Monday, May 22, 2006

He CAN Sing



Typically I don't care if people hate music I like, or if they love music I don't get. A myriad subjective experiences precede an encounter with music, and I always think of my family eating liver while I retched outside from the smell when I was a youngster. People tell me liver tastes good, but I can't be in the same room with cooked liver without barfing. Thinking of that image usually prevents me from arguing over musical tastes, which are as mysterious and subjective and intricately bound to our individuality as those for food.

But earlier today Flea and I were teasingly debating Neil Young for the billionth time--ok, we weren't really debating; more accurately it was a discussion about The Drive-By Truckers with Conniption that got derailed a bit. I can understand the whiney voice complaint--there are musicians whose voices grate my nerves to the point I can't give them a fair listen (Dave Matthews chief amongst them). Flea says she hates Neil because of his voice, which is like nails on a blackboard to her. That's completely understandable. But when she says he can't sing I get defensive. And Flea is certainly not the only one who tells me that Neil Young can't sing. It's simply not true. No one who's ever tried to sing "Helpless" or "Expecting to Fly" or "Harvest Moon" or "For the Turnstiles" could say that. In his prime Neil had shocking vocal range, and could sing complex harmony like a muthafucka. Dude could hit unimaginably high notes without reverting to falsetto, and those plaintiff moody songs needed that aching, sorrowful voice:

There is a town in north Ontario,
With dream comfort memory to spare,
And in my mind I still need a place to go,
All my changes were there.

Blue, blue windows behind the stars,
Yellow moon on the rise,
Big birds flying across the sky,
Throwing shadows on our eyes leave us

Helpless, helpless, helpless.

You listen to this song, to the nifty modulations Neil pulls off in the single syllable of "All," the way he turns "on" into an octve-spanning multisyballic, and then you try to sing it. I dare your sorry ass to try to sing it. If you can't sing it, you are a worse singer than Neil Young, and any opinion you might hold about his talent as a singer is worth two fistfulls of doodley-squat. And I'm a-tellin' you here and now that nobody can sing it without tuning down. I've tried to sing "Helpless." In my teens and twenties I couldn't get there, and I had a decent voice back in the day--I come from a long line of church singers, and sang quite a bit in school. My wife, who can sing like an angel, and who reduced a funeral home full of attendees at my Grampa's funeral to quivering jelly with her rendition of "Amazing Grace"--even she can't come close. Try "Only Love Can Break Your Heart," or "Don't Let it Bring You Down," or "I Believe in You." I taped "I Believe in You" for Cha during our courtship and she termed it the most beautiful singin' she ever done heard. I will buy you a bottle of single malt if you can hit those notes with the same vocal acrobatics as Neil. You try it, and then try to tell me Neil "can't sing." When Jorge and I were playing and singing together here and anon he used to force me to sing "Down By the River" and occasionally "From Hank to Hendrix." Those are relatively easy Neil Young songs to sing, and they were a fucking workout. I was always happy to sing something easy by The Beatles or David Bowie instead.

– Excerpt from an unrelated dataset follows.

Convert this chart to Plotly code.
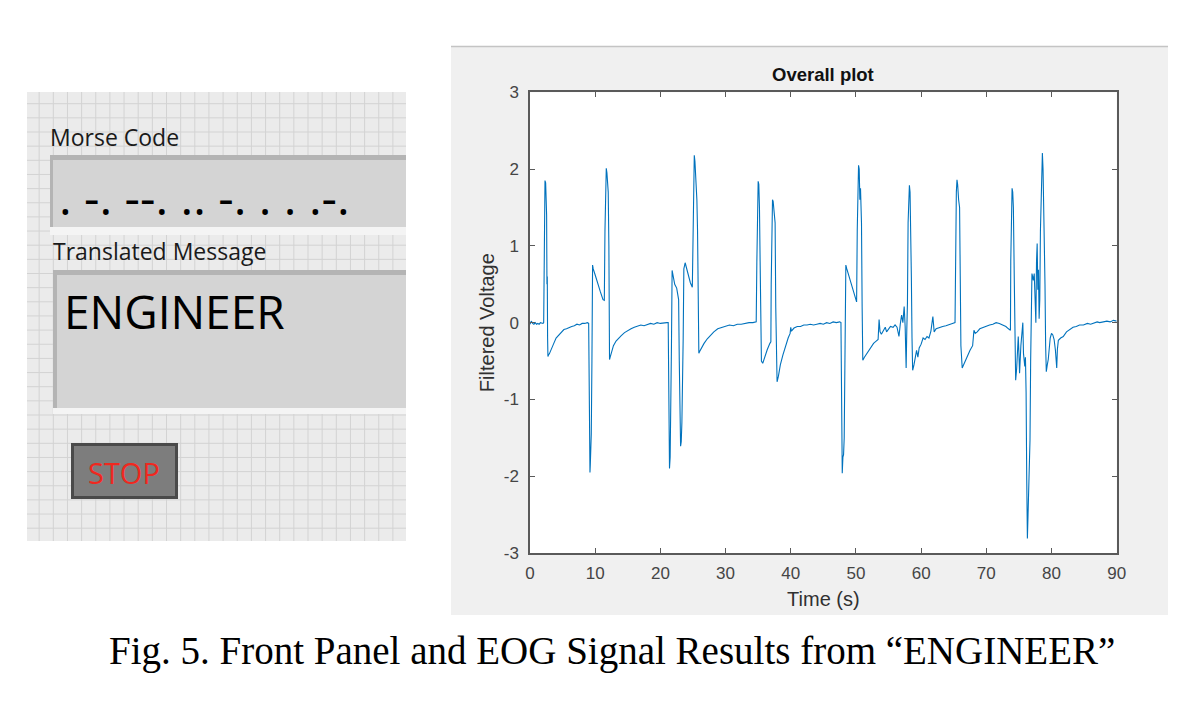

I must point out that there's a difference between a voice you find annoying and a voice that is musically incompetent. Neil can sing, beyatches, and he sings in a classically American mode that is hundreds of years old. There's a reason great singers like Emmylou Harris and Joni Mitchell and Linda Rondstadt and James Taylor and David Crosby and Stephen Stills and Graham Nash have sung with Neil over the years (aside from money). His voice is a national treasure, even if it was stolen from Canada. Sure, it's petered out a bit, but he's in his sixties for Christ's sake. Not only can he sing, but he writes great songs: The Pixies, Sonic Youth, Cowboy Junkies, The Pretenders, Gillian Welch, Nathalie Merchant, The Isley Brothers, David Bowie, Dave Matthews, Matthew Sweet, Nick Cave, The Corrs, Simply Red, U2, Tori Amos, Oasis, Big Country--these are only some of the bands/acts who've covered Neil's stuff.

And he plays a vicious guitar to boot--certainly not a technically accomplished player, but extremely evocative. I remember at Dylan's 30th Anniversary Concert The Heartbreakers were doing "My Back Pages" with Neil and Eric Clapton--Clapton did a yawn-inducing rote blues trill or two when his turn to solo came along, and then Neil blew the joint apart, teaching young kids how to destroy an electric guitar. Clapton was obviously impressed.

Special nod to Seth for hooking me up with MPEGs of Time Fades Away. Why is this not on CD?